Lawyers come together to call for action on legacy cases

Families of Troubles victims, Emma Rogan, John Teggart and Lisa McNally at the launch of the Time for Truth march. Picture by Ann McManus.

A GROUP of 50 Northern Ireland lawyers have signed a letter expressing concerns at the "vacuum confronting victims and survivors seeking access to justice".

The solicitors, specialising in legacy cases, represent a range of law firms. They have said it is "unacceptable and intolerable" that the legacy mechanisms agreed in the Stormont House Agreement more than three years ago, have yet to be implemented.

They have also expressed concerns at growing calls by a number of Conservative MPs for a statute of limitation to prevent any further investigations into the actions of British soldiers while serving in Northern Ireland during the Troubles.

The lawyers include Patricia Coyle, Niall Murphy, Kevin Winters, Pádraig Ó Muirigh, Patrick Fahy and Peter Madden.

They have signed a letter carried in today's Irish News saying they are committed to a "human rights compliant approach to addressing outstanding legacy issues".

"We also note the delays which many families have recently been notified of, in respect of pending reports by the Police Ombudsman, as a result of recent litigation by the Retired Police Officers Association.

"The maxim that justice delayed is justice denied could not be more appropriate in the circumstances.

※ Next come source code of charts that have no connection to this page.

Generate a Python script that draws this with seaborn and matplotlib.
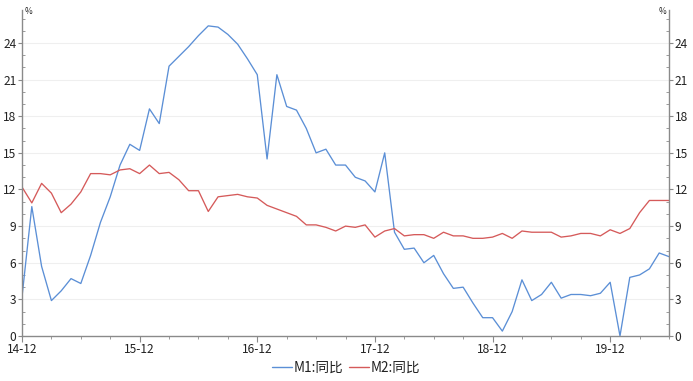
import numpy as np
import pandas as pd
import matplotlib
matplotlib.use("Agg")
import matplotlib.pyplot as plt
import seaborn as sns
from matplotlib.ticker import MultipleLocator
from matplotlib.lines import Line2D

months = pd.period_range("2014-12", "2020-06", freq="M")
m1 = [3.2, 10.6, 5.7, 2.9, 3.7, 4.7, 4.3, 6.6, 9.3, 11.4, 14.0, 15.7,
      15.2, 18.6, 17.4, 22.1, 22.9, 23.7, 24.6, 25.4, 25.3, 24.7, 23.9, 22.7,
      21.4, 14.5, 21.4, 18.8, 18.5, 17.0, 15.0, 15.3, 14.0, 14.0, 13.0, 12.7,
      11.8, 15.0, 8.5, 7.1, 7.2, 6.0, 6.6, 5.1, 3.9, 4.0, 2.7, 1.5,
      1.5, 0.4, 2.0, 4.6, 2.9, 3.4, 4.4, 3.1, 3.4, 3.4, 3.3, 3.5,
      4.4, 0.0, 4.8, 5.0, 5.5, 6.8, 6.5]
m2 = [12.2, 10.9, 12.5, 11.7, 10.1, 10.8, 11.8, 13.3, 13.3, 13.2, 13.6, 13.7,
      13.3, 14.0, 13.3, 13.4, 12.8, 11.9, 11.9, 10.2, 11.4, 11.5, 11.6, 11.4,
      11.3, 10.7, 10.4, 10.1, 9.8, 9.1, 9.1, 8.9, 8.6, 9.0, 8.9, 9.1,
      8.1, 8.6, 8.8, 8.2, 8.3, 8.3, 8.0, 8.5, 8.2, 8.2, 8.0, 8.0,
      8.1, 8.4, 8.0, 8.6, 8.5, 8.5, 8.5, 8.1, 8.2, 8.4, 8.4, 8.2,
      8.7, 8.4, 8.8, 10.1, 11.1, 11.1, 11.1]
x_labels = ["14-12", "15-12", "16-12", "17-12", "18-12", "19-12"]
series_names = ["M1:同比", "M2:同比"]
colors = ["#5b8fd6", "#d55a5a"]

sns.set_theme(style="white")
plt.rcParams['font.family'] = ['Noto Sans CJK SC', 'DejaVu Sans']
plt.rcParams['axes.unicode_minus'] = False

idx = np.arange(len(months))
df = pd.DataFrame({"idx": np.concatenate([idx, idx]),
                   "value": m1 + m2,
                   "series": [series_names[0]] * len(m1) + [series_names[1]] * len(m2)})

fig = plt.figure(figsize=(6.93, 3.81), dpi=100)
ax = fig.add_axes([22/693, 1-336/381, (669-22)/693, (336-10)/381])
sns.lineplot(data=df, x="idx", y="value", hue="series", palette=colors,
             linewidth=0.95, ax=ax, legend=False)

ax.set_xlim(0, 66)
ax.set_ylim(0, 26.7)
ax.set_xlabel("")
ax.set_ylabel("")
ax.set_xticks(np.arange(0, 61, 12))
ax.set_xticklabels(x_labels)
ax.xaxis.set_minor_locator(MultipleLocator(3))
ax.set_yticks(np.arange(0, 25, 3))
ax.yaxis.set_minor_locator(MultipleLocator(1))
for v in np.arange(3, 25, 3):
    ax.axhline(v, color="#efefef", lw=0.8, zorder=0)

spine_c = "#8a8a8a"
for s in ["left", "right", "bottom"]:
    ax.spines[s].set_visible(True)
    ax.spines[s].set_color(spine_c)
    ax.spines[s].set_linewidth(1.0)
ax.spines["top"].set_visible(False)

ax.tick_params(axis="y", which="major", left=True, right=True, labelleft=True, labelright=True,
               direction="out", length=3, width=0.8, color=spine_c, labelsize=8.6, pad=1, labelcolor="#222222")
ax.tick_params(axis="y", which="minor", left=True, right=True, direction="in", length=2.5, width=0.6, color=spine_c)
ax.tick_params(axis="x", which="major", bottom=True, direction="out", length=4, width=0.8, color=spine_c,
               labelsize=8.6, pad=1, labelcolor="#222222")
ax.tick_params(axis="x", which="minor", bottom=True, direction="out", length=2.5, width=0.6, color=spine_c)

fig.text(25/693, 1-12/381, "%", fontsize=6, ha="left", va="center", color="#222222")
fig.text(666/693, 1-12/381, "%", fontsize=6, ha="right", va="center", color="#222222")

handles = [Line2D([0], [0], color=c, lw=1.0) for c in colors]
fig.legend(handles, series_names, loc="center", bbox_to_anchor=(346/693, 1-368/381), ncol=2,
           frameon=False, fontsize=9.8, handlelength=1.5, handletextpad=0.1, columnspacing=0.4,
           labelcolor="#222222")

fig.savefig("out.png", dpi=100)
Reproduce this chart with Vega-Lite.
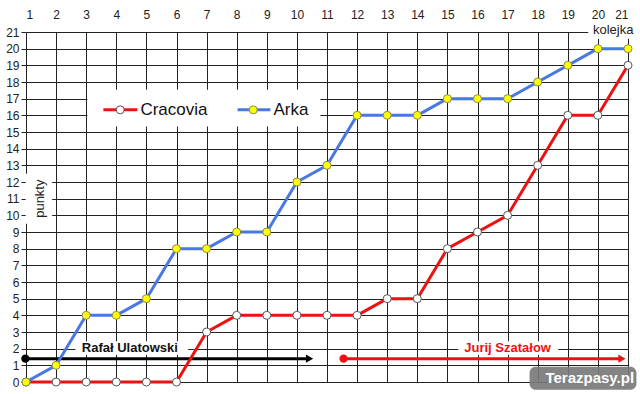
{
  "$schema": "https://vega.github.io/schema/vega-lite/v6.json",
  "width": 602,
  "height": 350,
  "autosize": {"type": "none"},
  "padding": {"left": 26, "top": 32, "right": 12, "bottom": 12},
  "background": "white",
  "config": {
    "view": {"stroke": null},
    "font": "Liberation Sans",
    "axis": {"labelFont": "Liberation Sans", "labelFontSize": 12, "labelColor": "#222222", "gridColor": "#222222", "gridOpacity": 1, "gridWidth": 1}
  },
  "datasets": {
    "teams": [
      {"team": "Cracovia", "x": 1, "y": 0}, {"team": "Cracovia", "x": 2, "y": 0}, {"team": "Cracovia", "x": 3, "y": 0},
      {"team": "Cracovia", "x": 4, "y": 0}, {"team": "Cracovia", "x": 5, "y": 0}, {"team": "Cracovia", "x": 6, "y": 0},
      {"team": "Cracovia", "x": 7, "y": 3}, {"team": "Cracovia", "x": 8, "y": 4}, {"team": "Cracovia", "x": 9, "y": 4},
      {"team": "Cracovia", "x": 10, "y": 4}, {"team": "Cracovia", "x": 11, "y": 4}, {"team": "Cracovia", "x": 12, "y": 4},
      {"team": "Cracovia", "x": 13, "y": 5}, {"team": "Cracovia", "x": 14, "y": 5}, {"team": "Cracovia", "x": 15, "y": 8},
      {"team": "Cracovia", "x": 16, "y": 9}, {"team": "Cracovia", "x": 17, "y": 10}, {"team": "Cracovia", "x": 18, "y": 13},
      {"team": "Cracovia", "x": 19, "y": 16}, {"team": "Cracovia", "x": 20, "y": 16}, {"team": "Cracovia", "x": 21, "y": 19},
      {"team": "Arka", "x": 1, "y": 0}, {"team": "Arka", "x": 2, "y": 1}, {"team": "Arka", "x": 3, "y": 4},
      {"team": "Arka", "x": 4, "y": 4}, {"team": "Arka", "x": 5, "y": 5}, {"team": "Arka", "x": 6, "y": 8},
      {"team": "Arka", "x": 7, "y": 8}, {"team": "Arka", "x": 8, "y": 9}, {"team": "Arka", "x": 9, "y": 9},
      {"team": "Arka", "x": 10, "y": 12}, {"team": "Arka", "x": 11, "y": 13}, {"team": "Arka", "x": 12, "y": 16},
      {"team": "Arka", "x": 13, "y": 16}, {"team": "Arka", "x": 14, "y": 16}, {"team": "Arka", "x": 15, "y": 17},
      {"team": "Arka", "x": 16, "y": 17}, {"team": "Arka", "x": 17, "y": 17}, {"team": "Arka", "x": 18, "y": 18},
      {"team": "Arka", "x": 19, "y": 19}, {"team": "Arka", "x": 20, "y": 20}, {"team": "Arka", "x": 21, "y": 20}
    ],
    "boxes": [
      {"x": 2.64, "x2": 6.39, "y": 1.62, "y2": 2.45},
      {"x": 15.36, "x2": 18.68, "y": 1.62, "y2": 2.45},
      {"x": 0.99, "x2": 1.87, "y": 9.5, "y2": 12.5},
      {"x": 19.68, "x2": 21.4, "y": 20.6, "y2": 21.6},
      {"x": 3.04, "x2": 10.78, "y": 15.33, "y2": 17.53}
    ],
    "arrows": [
      {"who": "Ulatowski", "x": 0.98, "x2": 10.39, "xh": 10.42, "y": 1.4, "color": "#000000", "tcolor": "#111111", "lx": 4.45, "ly": 2.02, "label": "Rafał Ulatowski"},
      {"who": "Szatalow", "x": 11.55, "x2": 20.8, "xh": 20.8, "y": 1.4, "color": "#ee1111", "tcolor": "#ee1111", "lx": 17.0, "ly": 2.07, "label": "Jurij Szatałow"}
    ],
    "legend": [
      {"team": "Cracovia", "x": 3.57, "x2": 4.7, "xc": 4.13, "xt": 4.8, "y": 16.33},
      {"team": "Arka", "x": 8.03, "x2": 9.12, "xc": 8.55, "xt": 9.22, "y": 16.33}
    ],
    "labels": [
      {"x": 21.18, "y": 21.13, "t": "kolejka"}
    ],
    "ylabel": [
      {"x": 1.475, "y": 11.0, "t": "punkty"}
    ],
    "watermark": [
      {"x": 17.73, "x2": 21.28, "y": -0.46, "y2": 0.92, "xt": 19.73, "yt": 0.22, "t": "Terazpasy.pl"}
    ]
  },
  "encoding": {
    "x": {
      "field": "x", "type": "quantitative",
      "scale": {"domain": [1, 21], "nice": false, "zero": false},
      "axis": {"orient": "top", "values": [1,2,3,4,5,6,7,8,9,10,11,12,13,14,15,16,17,18,19,20,21], "format": "d", "title": null, "ticks": false, "domain": false, "grid": true, "labelPadding": 11}
    },
    "y": {
      "field": "y", "type": "quantitative",
      "scale": {"domain": [0, 21], "nice": false, "zero": false},
      "axis": {"orient": "left", "values": [0,1,2,3,4,5,6,7,8,9,10,11,12,13,14,15,16,17,18,19,20,21], "format": "d", "title": null, "ticks": true, "tickSize": 5, "tickColor": "#222222", "domain": false, "grid": true, "labelPadding": 2}
    }
  },
  "layer": [
    {
      "data": {"name": "boxes"},
      "mark": {"type": "rect", "fill": "white", "stroke": null},
      "encoding": {"x2": {"field": "x2"}, "y2": {"field": "y2"}}
    },
    {
      "data": {"name": "arrows"},
      "mark": {"type": "rule", "strokeWidth": 3},
      "encoding": {"x2": {"field": "x2"}, "color": {"field": "color", "type": "nominal", "scale": null}}
    },
    {
      "data": {"name": "arrows"},
      "mark": {"type": "point", "filled": true, "size": 70, "opacity": 1},
      "encoding": {"color": {"field": "color", "type": "nominal", "scale": null}}
    },
    {
      "data": {"name": "arrows"},
      "mark": {"type": "point", "shape": "triangle-right", "filled": true, "size": 70, "opacity": 1},
      "encoding": {"x": {"field": "xh", "type": "quantitative"}, "color": {"field": "color", "type": "nominal", "scale": null}}
    },
    {
      "data": {"name": "arrows"},
      "mark": {"type": "text", "fontSize": 13, "fontWeight": "bold", "align": "center", "baseline": "middle"},
      "encoding": {"x": {"field": "lx", "type": "quantitative"}, "y": {"field": "ly", "type": "quantitative"}, "text": {"field": "label"}, "color": {"field": "tcolor", "type": "nominal", "scale": null}}
    },
    {
      "data": {"name": "teams"},
      "transform": [{"filter": "datum.team === 'Cracovia'"}],
      "mark": {"type": "line", "interpolate": "linear", "strokeWidth": 3, "color": "#ee1111", "strokeJoin": "round"},
      "encoding": {}
    },
    {
      "data": {"name": "teams"},
      "transform": [{"filter": "datum.team === 'Cracovia'"}],
      "mark": {"type": "point", "filled": true, "fill": "#ffffff", "stroke": "#555555", "strokeWidth": 1, "size": 64, "opacity": 1},
      "encoding": {}
    },
    {
      "data": {"name": "teams"},
      "transform": [{"filter": "datum.team === 'Arka'"}],
      "mark": {"type": "line", "interpolate": "linear", "strokeWidth": 3, "color": "#4a78e2", "strokeJoin": "round"},
      "encoding": {}
    },
    {
      "data": {"name": "teams"},
      "transform": [{"filter": "datum.team === 'Arka'"}],
      "mark": {"type": "point", "filled": true, "fill": "#ffff00", "stroke": "#8a8a50", "strokeWidth": 1, "size": 64, "opacity": 1},
      "encoding": {}
    },
    {
      "data": {"name": "legend"},
      "mark": {"type": "rule", "strokeWidth": 3},
      "encoding": {"x2": {"field": "x2"}, "color": {"field": "team", "type": "nominal", "scale": {"domain": ["Cracovia", "Arka"], "range": ["#ee1111", "#4a78e2"]}, "legend": null}}
    },
    {
      "data": {"name": "legend"},
      "mark": {"type": "point", "filled": true, "strokeWidth": 1, "size": 64, "opacity": 1},
      "encoding": {
        "x": {"field": "xc", "type": "quantitative"},
        "fill": {"field": "team", "type": "nominal", "scale": {"domain": ["Cracovia", "Arka"], "range": ["#ffffff", "#ffff00"]}, "legend": null},
        "stroke": {"field": "team", "type": "nominal", "scale": {"domain": ["Cracovia", "Arka"], "range": ["#555555", "#8a8a50"]}, "legend": null}
      }
    },
    {
      "data": {"name": "legend"},
      "mark": {"type": "text", "fontSize": 17, "align": "left", "baseline": "middle", "color": "#111111"},
      "encoding": {"x": {"field": "xt", "type": "quantitative"}, "text": {"field": "team"}}
    },
    {
      "data": {"name": "labels"},
      "mark": {"type": "text", "fontSize": 13, "align": "right", "baseline": "middle", "color": "#222222"},
      "encoding": {"text": {"field": "t"}}
    },
    {
      "data": {"name": "ylabel"},
      "mark": {"type": "text", "fontSize": 13, "align": "center", "baseline": "middle", "angle": 270, "color": "#222222"},
      "encoding": {"text": {"field": "t"}}
    },
    {
      "data": {"name": "watermark"},
      "mark": {"type": "rect", "fill": "#7a7a7a", "opacity": 0.92, "cornerRadius": 6},
      "encoding": {"x2": {"field": "x2"}, "y2": {"field": "y2"}}
    },
    {
      "data": {"name": "watermark"},
      "mark": {"type": "text", "fontSize": 15, "fontWeight": "bold", "align": "center", "baseline": "middle", "color": "#ffffff"},
      "encoding": {"x": {"field": "xt", "type": "quantitative"}, "y": {"field": "yt", "type": "quantitative"}, "text": {"field": "t"}}
    }
  ]
}
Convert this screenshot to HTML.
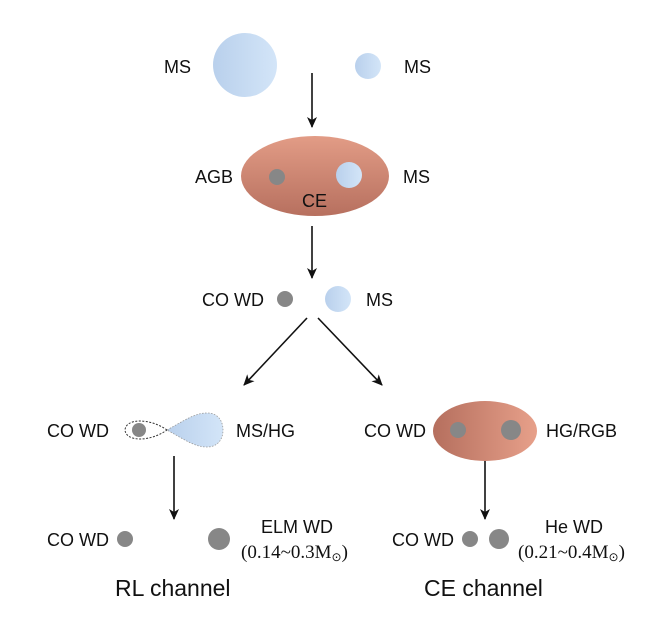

"The loss suffered by many families in our recent conflict has been compounded by the failure of the justice system in the past to acknowledge the wrong done to them.

"If we are to restore confidence in the justice system and rule of law it is imperative that the reasonable expectations of the victims are implemented without any further delay."

The lawyers confirmed they will also be joining with victims' families and campaigners at a march this Sunday in Belfast.

Participants in the Time for Truth march will assemble at noon at separate two locations in the city; the McGurk's Bar memorial in north Belfast and Divis Tower in west Belfast before making its way to Belfast City Hall.